La responsabile degli aiuti sociali Lidija Leonets chiede maggiore sostegno: « Dopo la chiusura della centrale, sento le difficoltà. Qualcuno ha trovato un lavoro. Altri sono andati in pensione a quarantacinque anni. Prendono una pensione come gli ex combattenti. Ma come tenerli occupati? Se alcuni coltivano il loro orticello, altri si perdono nell'alcolismo».

Nell'ufficio accanto, Ochsana Naumovich, impiegata al comune, cerca di finire presto di lavorare. Suo marito, andato in pensione dalla centrale, l'aspetta a casa. Le due figlie se ne sono andate. Una studia e l'altra, campionessa di judo, fa l'avvocato a Kiev. «La maggiore ha dei problemi alla tiroide, ma cerchiamo di essere ottimisti», confida Ochsana timidamente.
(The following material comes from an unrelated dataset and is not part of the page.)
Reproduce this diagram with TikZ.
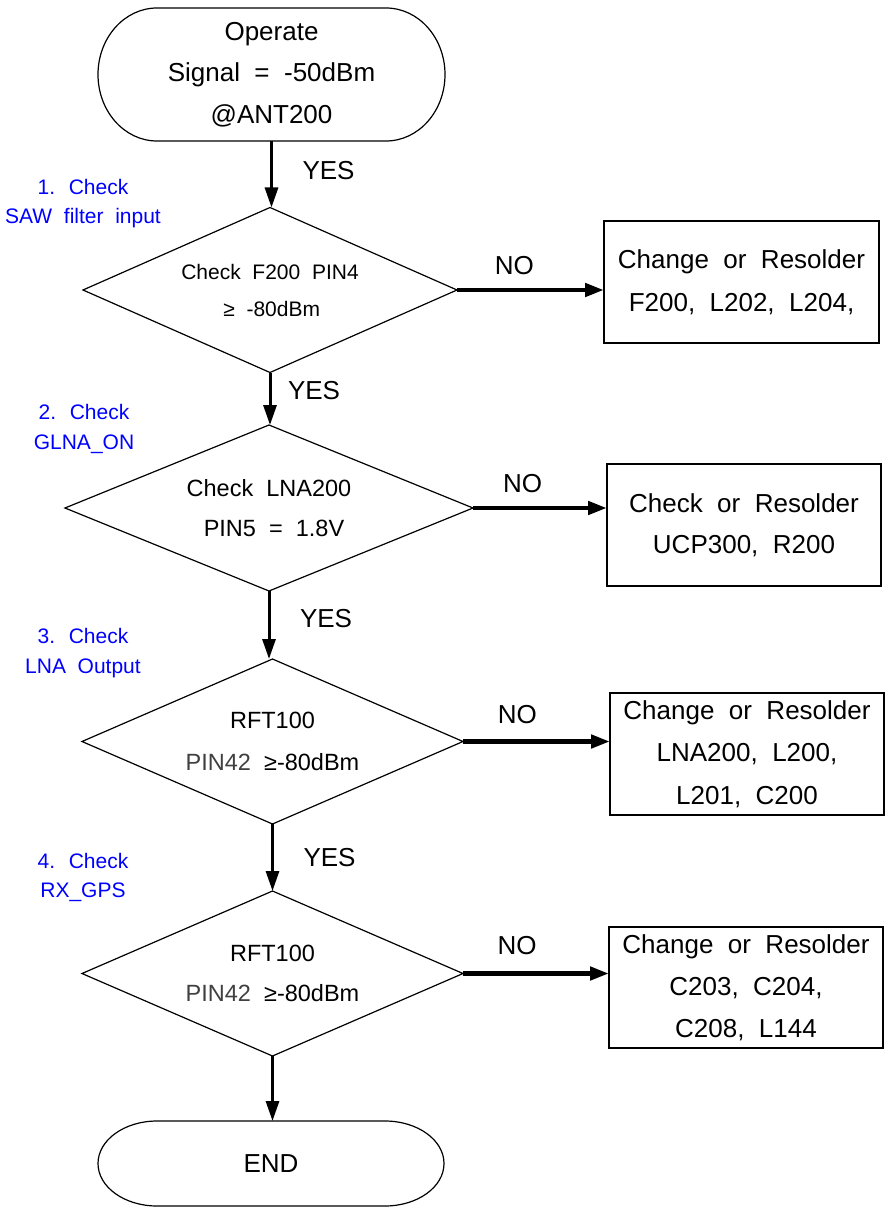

Il 26 aprile, come ogni anno, una delegazione di Slavutich si recherà a Mosca per raccogliersi sulla tomba dei pompieri di Pripjat, il cui sacrificio aveva permesso al tempo di costruire il primo Sarcofago per proteggere la zona. I Naumovich commemoreranno questo giorno di fronte al monumento della città, su cui sono incisi nel granito, fissati per l'eternità, i volti delle trenta vittime di Pripjat. Dietro il monumento, si ergono due grandi stele. Sulla prima sono raffigurati degli uomini in tenuta anti-radiazioni che fanno cenno di non avvicinarsi. Sulla seconda un elettricista fedele al mito edificante del comunismo lancia questo appello con un filo elettrico in mano: “Dalle ceneri del passato ricostruiremo un mondo nuovo!”. A Slavutich, però, le ceneri non riescono ancora a spegnersi.